*WHAT THE TASK ASKS:* Leave out any pictures and transcribe all other data below exactly.

=====

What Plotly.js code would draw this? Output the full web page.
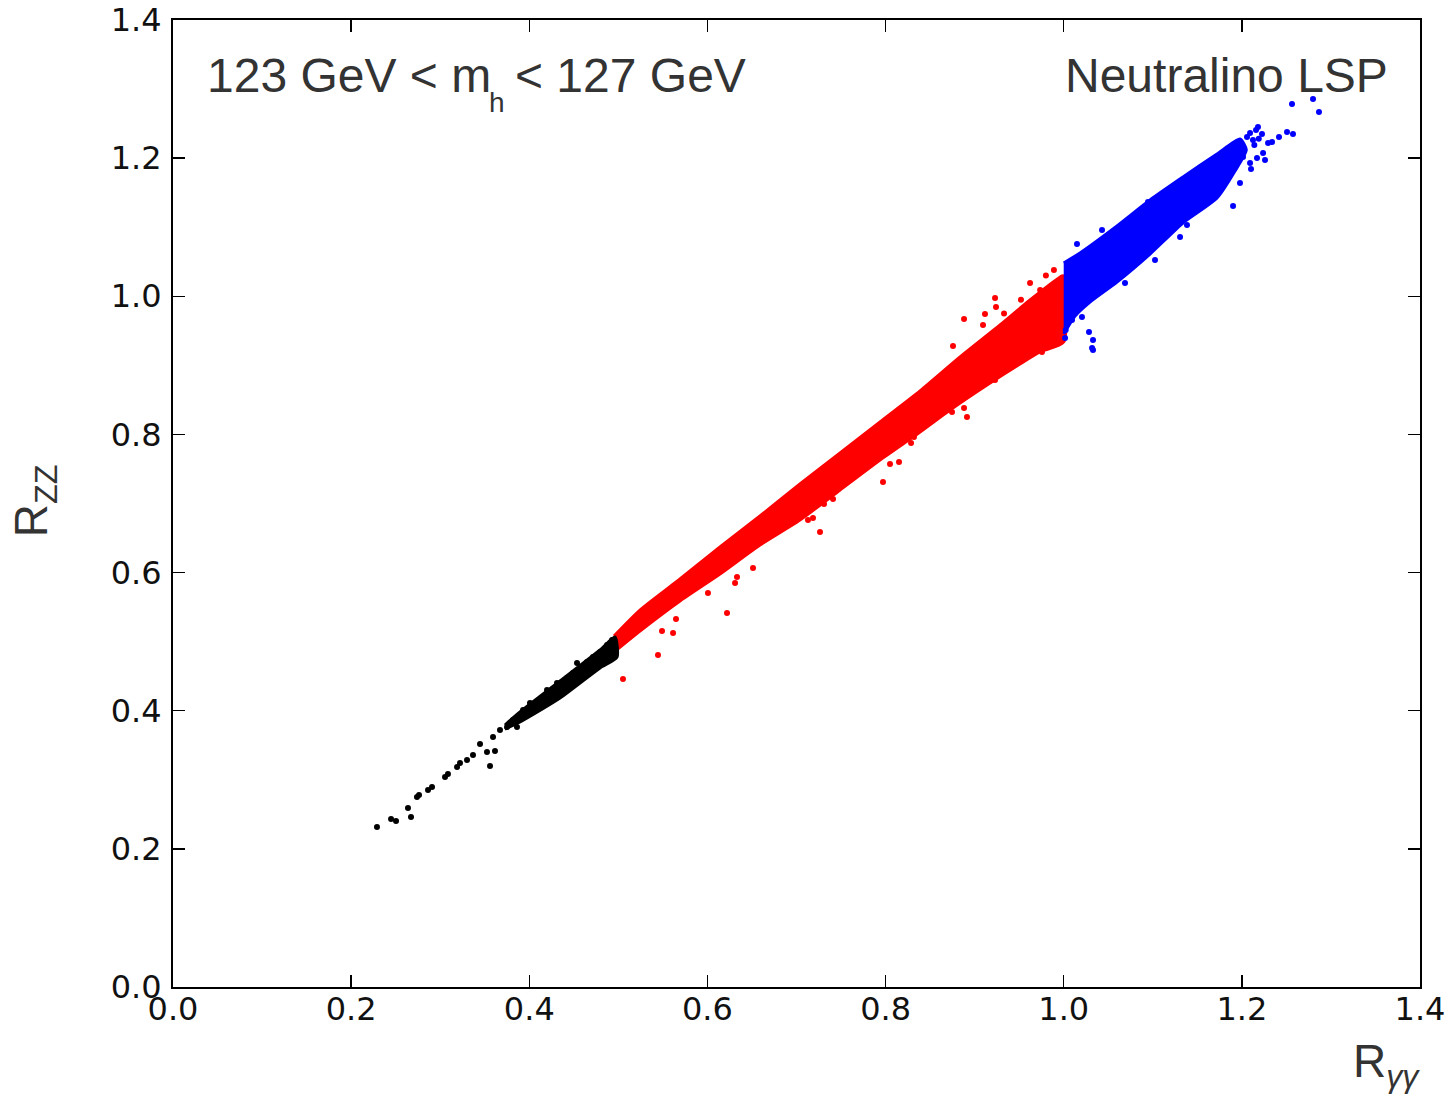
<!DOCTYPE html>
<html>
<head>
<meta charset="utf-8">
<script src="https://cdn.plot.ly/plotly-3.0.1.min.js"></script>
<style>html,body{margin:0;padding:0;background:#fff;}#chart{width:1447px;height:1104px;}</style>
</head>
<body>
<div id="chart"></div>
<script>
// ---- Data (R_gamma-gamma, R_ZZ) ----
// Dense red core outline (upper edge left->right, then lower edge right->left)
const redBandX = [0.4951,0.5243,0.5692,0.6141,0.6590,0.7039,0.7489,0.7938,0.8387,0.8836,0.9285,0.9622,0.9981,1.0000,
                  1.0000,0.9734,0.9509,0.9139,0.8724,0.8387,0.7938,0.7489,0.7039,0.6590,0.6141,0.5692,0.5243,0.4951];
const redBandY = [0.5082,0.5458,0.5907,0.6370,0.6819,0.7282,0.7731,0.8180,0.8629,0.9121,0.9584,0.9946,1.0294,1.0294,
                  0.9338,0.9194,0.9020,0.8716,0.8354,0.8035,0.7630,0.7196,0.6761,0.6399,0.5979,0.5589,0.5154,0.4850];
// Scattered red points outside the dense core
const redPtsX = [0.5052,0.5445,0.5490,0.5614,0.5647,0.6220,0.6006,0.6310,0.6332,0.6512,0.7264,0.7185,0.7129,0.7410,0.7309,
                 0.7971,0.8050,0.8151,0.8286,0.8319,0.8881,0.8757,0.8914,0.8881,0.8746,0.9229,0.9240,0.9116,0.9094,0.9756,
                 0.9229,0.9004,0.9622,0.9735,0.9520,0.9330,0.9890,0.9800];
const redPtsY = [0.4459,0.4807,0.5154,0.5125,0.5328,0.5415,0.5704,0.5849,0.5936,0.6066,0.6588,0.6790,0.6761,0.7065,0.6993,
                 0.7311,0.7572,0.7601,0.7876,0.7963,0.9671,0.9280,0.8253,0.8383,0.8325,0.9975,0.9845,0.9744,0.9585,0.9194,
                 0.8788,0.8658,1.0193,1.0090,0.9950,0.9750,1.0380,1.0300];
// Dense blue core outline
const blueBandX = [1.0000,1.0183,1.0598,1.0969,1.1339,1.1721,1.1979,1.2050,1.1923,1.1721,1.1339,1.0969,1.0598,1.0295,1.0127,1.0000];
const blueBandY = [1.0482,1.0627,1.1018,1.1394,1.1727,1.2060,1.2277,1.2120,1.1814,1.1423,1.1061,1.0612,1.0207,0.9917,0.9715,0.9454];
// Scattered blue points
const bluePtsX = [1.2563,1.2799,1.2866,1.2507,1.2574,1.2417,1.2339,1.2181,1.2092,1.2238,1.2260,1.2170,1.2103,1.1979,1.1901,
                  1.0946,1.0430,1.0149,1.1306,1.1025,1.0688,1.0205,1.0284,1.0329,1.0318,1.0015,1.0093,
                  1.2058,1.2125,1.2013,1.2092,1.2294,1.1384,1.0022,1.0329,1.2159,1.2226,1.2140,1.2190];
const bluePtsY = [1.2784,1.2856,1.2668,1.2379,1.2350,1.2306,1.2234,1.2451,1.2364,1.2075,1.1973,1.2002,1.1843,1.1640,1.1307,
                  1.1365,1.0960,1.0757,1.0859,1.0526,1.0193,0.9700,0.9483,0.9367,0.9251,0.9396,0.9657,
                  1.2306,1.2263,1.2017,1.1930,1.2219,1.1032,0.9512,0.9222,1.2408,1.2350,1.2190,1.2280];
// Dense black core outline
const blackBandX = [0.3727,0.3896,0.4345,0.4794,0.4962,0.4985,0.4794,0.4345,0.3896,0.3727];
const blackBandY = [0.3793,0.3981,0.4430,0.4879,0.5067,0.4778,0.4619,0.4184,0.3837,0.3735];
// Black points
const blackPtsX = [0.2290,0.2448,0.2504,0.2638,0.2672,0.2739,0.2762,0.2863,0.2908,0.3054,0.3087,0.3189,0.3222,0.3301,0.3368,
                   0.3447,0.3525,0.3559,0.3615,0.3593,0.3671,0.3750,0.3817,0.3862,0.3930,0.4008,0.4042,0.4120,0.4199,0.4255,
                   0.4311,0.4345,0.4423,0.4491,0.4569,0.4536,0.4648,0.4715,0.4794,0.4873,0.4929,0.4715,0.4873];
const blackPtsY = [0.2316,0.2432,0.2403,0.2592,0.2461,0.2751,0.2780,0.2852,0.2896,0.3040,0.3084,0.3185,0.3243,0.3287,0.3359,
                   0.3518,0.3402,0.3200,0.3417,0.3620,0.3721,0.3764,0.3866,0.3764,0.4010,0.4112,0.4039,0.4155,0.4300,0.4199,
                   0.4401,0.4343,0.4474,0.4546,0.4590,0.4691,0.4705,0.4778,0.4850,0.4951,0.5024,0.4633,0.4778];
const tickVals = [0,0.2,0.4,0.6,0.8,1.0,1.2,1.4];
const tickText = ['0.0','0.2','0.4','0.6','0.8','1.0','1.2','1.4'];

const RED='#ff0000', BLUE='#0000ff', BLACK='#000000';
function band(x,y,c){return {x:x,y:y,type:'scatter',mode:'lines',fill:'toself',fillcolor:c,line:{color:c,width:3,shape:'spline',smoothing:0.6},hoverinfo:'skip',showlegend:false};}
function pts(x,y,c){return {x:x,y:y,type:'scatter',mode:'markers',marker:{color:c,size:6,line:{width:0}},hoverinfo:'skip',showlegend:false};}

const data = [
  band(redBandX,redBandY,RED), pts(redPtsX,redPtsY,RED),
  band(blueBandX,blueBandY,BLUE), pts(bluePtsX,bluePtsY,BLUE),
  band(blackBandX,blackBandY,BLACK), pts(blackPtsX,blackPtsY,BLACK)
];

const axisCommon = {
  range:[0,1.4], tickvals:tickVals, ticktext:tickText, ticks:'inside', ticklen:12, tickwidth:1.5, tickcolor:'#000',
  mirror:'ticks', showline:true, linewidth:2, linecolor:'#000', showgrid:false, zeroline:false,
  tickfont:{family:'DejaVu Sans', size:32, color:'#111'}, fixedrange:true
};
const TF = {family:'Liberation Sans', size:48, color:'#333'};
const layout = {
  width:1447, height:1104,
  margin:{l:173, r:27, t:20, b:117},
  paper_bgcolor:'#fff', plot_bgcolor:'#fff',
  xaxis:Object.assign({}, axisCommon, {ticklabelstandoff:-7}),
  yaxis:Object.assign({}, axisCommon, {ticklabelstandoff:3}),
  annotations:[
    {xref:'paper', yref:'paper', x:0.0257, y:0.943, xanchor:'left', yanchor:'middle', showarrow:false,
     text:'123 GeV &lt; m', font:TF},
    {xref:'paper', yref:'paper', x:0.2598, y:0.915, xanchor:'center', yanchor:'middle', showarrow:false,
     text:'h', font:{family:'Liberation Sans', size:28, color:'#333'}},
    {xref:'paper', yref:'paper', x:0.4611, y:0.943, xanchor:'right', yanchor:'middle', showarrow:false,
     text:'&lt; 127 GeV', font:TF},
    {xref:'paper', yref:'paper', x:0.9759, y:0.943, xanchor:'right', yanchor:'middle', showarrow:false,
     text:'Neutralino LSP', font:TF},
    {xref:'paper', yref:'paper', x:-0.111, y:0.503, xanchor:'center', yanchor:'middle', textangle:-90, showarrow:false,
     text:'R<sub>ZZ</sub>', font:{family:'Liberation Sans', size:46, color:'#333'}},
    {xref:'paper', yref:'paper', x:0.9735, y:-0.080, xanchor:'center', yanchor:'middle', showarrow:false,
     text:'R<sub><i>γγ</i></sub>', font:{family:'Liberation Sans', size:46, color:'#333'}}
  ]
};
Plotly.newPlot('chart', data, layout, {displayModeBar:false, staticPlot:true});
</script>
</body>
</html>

=====

*RESULT OF THE EXERCISE:*
What Plotly.js code would draw this? Output the full web page.
<!DOCTYPE html>
<html>
<head>
<meta charset="utf-8">
<script src="https://cdn.plot.ly/plotly-3.0.1.min.js"></script>
<style>html,body{margin:0;padding:0;background:#fff;}#chart{width:1447px;height:1104px;}</style>
</head>
<body>
<div id="chart"></div>
<script>
// ---- Data (R_gamma-gamma, R_ZZ) ----
// Dense red core outline (upper edge left->right, then lower edge right->left)
const redBandX = [0.4951,0.5243,0.5692,0.6141,0.6590,0.7039,0.7489,0.7938,0.8387,0.8836,0.9285,0.9622,0.9981,1.0000,
                  1.0000,0.9734,0.9509,0.9139,0.8724,0.8387,0.7938,0.7489,0.7039,0.6590,0.6141,0.5692,0.5243,0.4951];
const redBandY = [0.5082,0.5458,0.5907,0.6370,0.6819,0.7282,0.7731,0.8180,0.8629,0.9121,0.9584,0.9946,1.0294,1.0294,
                  0.9338,0.9194,0.9020,0.8716,0.8354,0.8035,0.7630,0.7196,0.6761,0.6399,0.5979,0.5589,0.5154,0.4850];
// Scattered red points outside the dense core
const redPtsX = [0.5052,0.5445,0.5490,0.5614,0.5647,0.6220,0.6006,0.6310,0.6332,0.6512,0.7264,0.7185,0.7129,0.7410,0.7309,
                 0.7971,0.8050,0.8151,0.8286,0.8319,0.8881,0.8757,0.8914,0.8881,0.8746,0.9229,0.9240,0.9116,0.9094,0.9756,
                 0.9229,0.9004,0.9622,0.9735,0.9520,0.9330,0.9890,0.9800];
const redPtsY = [0.4459,0.4807,0.5154,0.5125,0.5328,0.5415,0.5704,0.5849,0.5936,0.6066,0.6588,0.6790,0.6761,0.7065,0.6993,
                 0.7311,0.7572,0.7601,0.7876,0.7963,0.9671,0.9280,0.8253,0.8383,0.8325,0.9975,0.9845,0.9744,0.9585,0.9194,
                 0.8788,0.8658,1.0193,1.0090,0.9950,0.9750,1.0380,1.0300];
// Dense blue core outline
const blueBandX = [1.0000,1.0183,1.0598,1.0969,1.1339,1.1721,1.1979,1.2050,1.1923,1.1721,1.1339,1.0969,1.0598,1.0295,1.0127,1.0000];
const blueBandY = [1.0482,1.0627,1.1018,1.1394,1.1727,1.2060,1.2277,1.2120,1.1814,1.1423,1.1061,1.0612,1.0207,0.9917,0.9715,0.9454];
// Scattered blue points
const bluePtsX = [1.2563,1.2799,1.2866,1.2507,1.2574,1.2417,1.2339,1.2181,1.2092,1.2238,1.2260,1.2170,1.2103,1.1979,1.1901,
                  1.0946,1.0430,1.0149,1.1306,1.1025,1.0688,1.0205,1.0284,1.0329,1.0318,1.0015,1.0093,
                  1.2058,1.2125,1.2013,1.2092,1.2294,1.1384,1.0022,1.0329,1.2159,1.2226,1.2140,1.2190];
const bluePtsY = [1.2784,1.2856,1.2668,1.2379,1.2350,1.2306,1.2234,1.2451,1.2364,1.2075,1.1973,1.2002,1.1843,1.1640,1.1307,
                  1.1365,1.0960,1.0757,1.0859,1.0526,1.0193,0.9700,0.9483,0.9367,0.9251,0.9396,0.9657,
                  1.2306,1.2263,1.2017,1.1930,1.2219,1.1032,0.9512,0.9222,1.2408,1.2350,1.2190,1.2280];
// Dense black core outline
const blackBandX = [0.3727,0.3896,0.4345,0.4794,0.4962,0.4985,0.4794,0.4345,0.3896,0.3727];
const blackBandY = [0.3793,0.3981,0.4430,0.4879,0.5067,0.4778,0.4619,0.4184,0.3837,0.3735];
// Black points
const blackPtsX = [0.2290,0.2448,0.2504,0.2638,0.2672,0.2739,0.2762,0.2863,0.2908,0.3054,0.3087,0.3189,0.3222,0.3301,0.3368,
                   0.3447,0.3525,0.3559,0.3615,0.3593,0.3671,0.3750,0.3817,0.3862,0.3930,0.4008,0.4042,0.4120,0.4199,0.4255,
                   0.4311,0.4345,0.4423,0.4491,0.4569,0.4536,0.4648,0.4715,0.4794,0.4873,0.4929,0.4715,0.4873];
const blackPtsY = [0.2316,0.2432,0.2403,0.2592,0.2461,0.2751,0.2780,0.2852,0.2896,0.3040,0.3084,0.3185,0.3243,0.3287,0.3359,
                   0.3518,0.3402,0.3200,0.3417,0.3620,0.3721,0.3764,0.3866,0.3764,0.4010,0.4112,0.4039,0.4155,0.4300,0.4199,
                   0.4401,0.4343,0.4474,0.4546,0.4590,0.4691,0.4705,0.4778,0.4850,0.4951,0.5024,0.4633,0.4778];
const tickVals = [0,0.2,0.4,0.6,0.8,1.0,1.2,1.4];
const tickText = ['0.0','0.2','0.4','0.6','0.8','1.0','1.2','1.4'];

const RED='#ff0000', BLUE='#0000ff', BLACK='#000000';
function band(x,y,c){return {x:x,y:y,type:'scatter',mode:'lines',fill:'toself',fillcolor:c,line:{color:c,width:3,shape:'spline',smoothing:0.6},hoverinfo:'skip',showlegend:false};}
function pts(x,y,c){return {x:x,y:y,type:'scatter',mode:'markers',marker:{color:c,size:6,line:{width:0}},hoverinfo:'skip',showlegend:false};}

const data = [
  band(redBandX,redBandY,RED), pts(redPtsX,redPtsY,RED),
  band(blueBandX,blueBandY,BLUE), pts(bluePtsX,bluePtsY,BLUE),
  band(blackBandX,blackBandY,BLACK), pts(blackPtsX,blackPtsY,BLACK)
];

const axisCommon = {
  range:[0,1.4], tickvals:tickVals, ticktext:tickText, ticks:'inside', ticklen:12, tickwidth:1.5, tickcolor:'#000',
  mirror:'ticks', showline:true, linewidth:2, linecolor:'#000', showgrid:false, zeroline:false,
  tickfont:{family:'DejaVu Sans', size:32, color:'#111'}, fixedrange:true
};
const TF = {family:'Liberation Sans', size:48, color:'#333'};
const layout = {
  width:1447, height:1104,
  margin:{l:173, r:27, t:20, b:117},
  paper_bgcolor:'#fff', plot_bgcolor:'#fff',
  xaxis:Object.assign({}, axisCommon, {ticklabelstandoff:-7}),
  yaxis:Object.assign({}, axisCommon, {ticklabelstandoff:3}),
  annotations:[
    {xref:'paper', yref:'paper', x:0.0257, y:0.943, xanchor:'left', yanchor:'middle', showarrow:false,
     text:'123 GeV &lt; m', font:TF},
    {xref:'paper', yref:'paper', x:0.2598, y:0.915, xanchor:'center', yanchor:'middle', showarrow:false,
     text:'h', font:{family:'Liberation Sans', size:28, color:'#333'}},
    {xref:'paper', yref:'paper', x:0.4611, y:0.943, xanchor:'right', yanchor:'middle', showarrow:false,
     text:'&lt; 127 GeV', font:TF},
    {xref:'paper', yref:'paper', x:0.9759, y:0.943, xanchor:'right', yanchor:'middle', showarrow:false,
     text:'Neutralino LSP', font:TF},
    {xref:'paper', yref:'paper', x:-0.111, y:0.503, xanchor:'center', yanchor:'middle', textangle:-90, showarrow:false,
     text:'R<sub>ZZ</sub>', font:{family:'Liberation Sans', size:46, color:'#333'}},
    {xref:'paper', yref:'paper', x:0.9735, y:-0.080, xanchor:'center', yanchor:'middle', showarrow:false,
     text:'R<sub><i>γγ</i></sub>', font:{family:'Liberation Sans', size:46, color:'#333'}}
  ]
};
Plotly.newPlot('chart', data, layout, {displayModeBar:false, staticPlot:true});
</script>
</body>
</html>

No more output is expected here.